## BEGIN
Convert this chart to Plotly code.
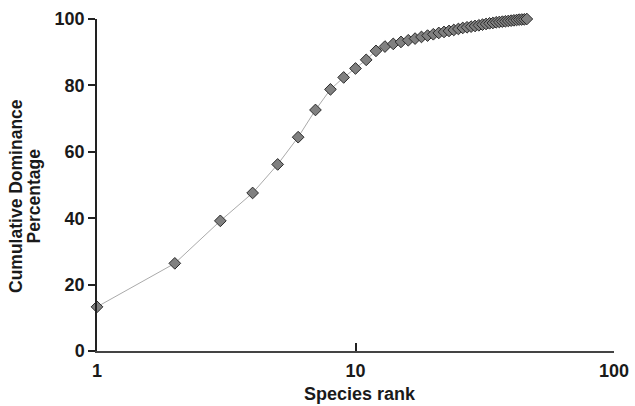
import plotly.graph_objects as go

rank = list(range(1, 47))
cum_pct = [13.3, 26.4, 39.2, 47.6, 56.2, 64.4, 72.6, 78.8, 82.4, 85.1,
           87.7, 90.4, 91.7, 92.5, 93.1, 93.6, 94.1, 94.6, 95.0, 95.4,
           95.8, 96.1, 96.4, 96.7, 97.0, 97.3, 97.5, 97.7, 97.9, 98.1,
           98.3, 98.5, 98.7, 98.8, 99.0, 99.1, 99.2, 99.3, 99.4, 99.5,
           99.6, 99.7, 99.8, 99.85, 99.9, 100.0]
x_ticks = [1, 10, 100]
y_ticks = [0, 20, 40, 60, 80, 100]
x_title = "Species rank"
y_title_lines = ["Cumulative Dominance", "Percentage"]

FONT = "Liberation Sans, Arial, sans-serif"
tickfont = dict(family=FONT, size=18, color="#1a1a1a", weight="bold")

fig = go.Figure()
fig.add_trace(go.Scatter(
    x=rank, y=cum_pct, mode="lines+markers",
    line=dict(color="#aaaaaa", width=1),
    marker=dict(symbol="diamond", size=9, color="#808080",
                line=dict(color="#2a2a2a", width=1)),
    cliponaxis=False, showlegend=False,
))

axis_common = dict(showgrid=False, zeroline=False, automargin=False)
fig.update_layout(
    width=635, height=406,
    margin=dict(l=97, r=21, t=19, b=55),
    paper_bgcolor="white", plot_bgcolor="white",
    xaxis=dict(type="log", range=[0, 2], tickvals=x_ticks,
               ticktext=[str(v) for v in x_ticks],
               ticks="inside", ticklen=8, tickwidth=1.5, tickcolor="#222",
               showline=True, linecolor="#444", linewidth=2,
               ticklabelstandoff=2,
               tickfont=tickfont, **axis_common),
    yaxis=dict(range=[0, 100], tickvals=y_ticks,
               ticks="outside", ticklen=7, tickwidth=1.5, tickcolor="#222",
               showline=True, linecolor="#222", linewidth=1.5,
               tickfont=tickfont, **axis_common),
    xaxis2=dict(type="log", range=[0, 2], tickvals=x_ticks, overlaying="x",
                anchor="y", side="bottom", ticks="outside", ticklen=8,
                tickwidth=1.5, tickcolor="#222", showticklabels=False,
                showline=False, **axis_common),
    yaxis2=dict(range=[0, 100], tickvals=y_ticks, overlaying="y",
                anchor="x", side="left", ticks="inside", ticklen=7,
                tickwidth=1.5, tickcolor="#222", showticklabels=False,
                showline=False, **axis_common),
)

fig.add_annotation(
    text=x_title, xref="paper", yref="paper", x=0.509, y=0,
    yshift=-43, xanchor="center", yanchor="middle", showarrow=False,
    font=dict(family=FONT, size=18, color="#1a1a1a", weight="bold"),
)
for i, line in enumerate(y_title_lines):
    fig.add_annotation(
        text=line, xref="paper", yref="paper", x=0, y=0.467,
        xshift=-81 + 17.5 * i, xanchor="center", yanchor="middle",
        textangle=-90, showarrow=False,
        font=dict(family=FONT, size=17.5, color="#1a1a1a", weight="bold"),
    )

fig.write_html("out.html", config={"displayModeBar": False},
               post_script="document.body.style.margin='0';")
## END
Do this: Quote the data above in full, leaving out the pictures it holds.

Reply to the task:
Convert this chart to Plotly code.
import plotly.graph_objects as go

rank = list(range(1, 47))
cum_pct = [13.3, 26.4, 39.2, 47.6, 56.2, 64.4, 72.6, 78.8, 82.4, 85.1,
           87.7, 90.4, 91.7, 92.5, 93.1, 93.6, 94.1, 94.6, 95.0, 95.4,
           95.8, 96.1, 96.4, 96.7, 97.0, 97.3, 97.5, 97.7, 97.9, 98.1,
           98.3, 98.5, 98.7, 98.8, 99.0, 99.1, 99.2, 99.3, 99.4, 99.5,
           99.6, 99.7, 99.8, 99.85, 99.9, 100.0]
x_ticks = [1, 10, 100]
y_ticks = [0, 20, 40, 60, 80, 100]
x_title = "Species rank"
y_title_lines = ["Cumulative Dominance", "Percentage"]

FONT = "Liberation Sans, Arial, sans-serif"
tickfont = dict(family=FONT, size=18, color="#1a1a1a", weight="bold")

fig = go.Figure()
fig.add_trace(go.Scatter(
    x=rank, y=cum_pct, mode="lines+markers",
    line=dict(color="#aaaaaa", width=1),
    marker=dict(symbol="diamond", size=9, color="#808080",
                line=dict(color="#2a2a2a", width=1)),
    cliponaxis=False, showlegend=False,
))

axis_common = dict(showgrid=False, zeroline=False, automargin=False)
fig.update_layout(
    width=635, height=406,
    margin=dict(l=97, r=21, t=19, b=55),
    paper_bgcolor="white", plot_bgcolor="white",
    xaxis=dict(type="log", range=[0, 2], tickvals=x_ticks,
               ticktext=[str(v) for v in x_ticks],
               ticks="inside", ticklen=8, tickwidth=1.5, tickcolor="#222",
               showline=True, linecolor="#444", linewidth=2,
               ticklabelstandoff=2,
               tickfont=tickfont, **axis_common),
    yaxis=dict(range=[0, 100], tickvals=y_ticks,
               ticks="outside", ticklen=7, tickwidth=1.5, tickcolor="#222",
               showline=True, linecolor="#222", linewidth=1.5,
               tickfont=tickfont, **axis_common),
    xaxis2=dict(type="log", range=[0, 2], tickvals=x_ticks, overlaying="x",
                anchor="y", side="bottom", ticks="outside", ticklen=8,
                tickwidth=1.5, tickcolor="#222", showticklabels=False,
                showline=False, **axis_common),
    yaxis2=dict(range=[0, 100], tickvals=y_ticks, overlaying="y",
                anchor="x", side="left", ticks="inside", ticklen=7,
                tickwidth=1.5, tickcolor="#222", showticklabels=False,
                showline=False, **axis_common),
)

fig.add_annotation(
    text=x_title, xref="paper", yref="paper", x=0.509, y=0,
    yshift=-43, xanchor="center", yanchor="middle", showarrow=False,
    font=dict(family=FONT, size=18, color="#1a1a1a", weight="bold"),
)
for i, line in enumerate(y_title_lines):
    fig.add_annotation(
        text=line, xref="paper", yref="paper", x=0, y=0.467,
        xshift=-81 + 17.5 * i, xanchor="center", yanchor="middle",
        textangle=-90, showarrow=False,
        font=dict(family=FONT, size=17.5, color="#1a1a1a", weight="bold"),
    )

fig.write_html("out.html", config={"displayModeBar": False},
               post_script="document.body.style.margin='0';")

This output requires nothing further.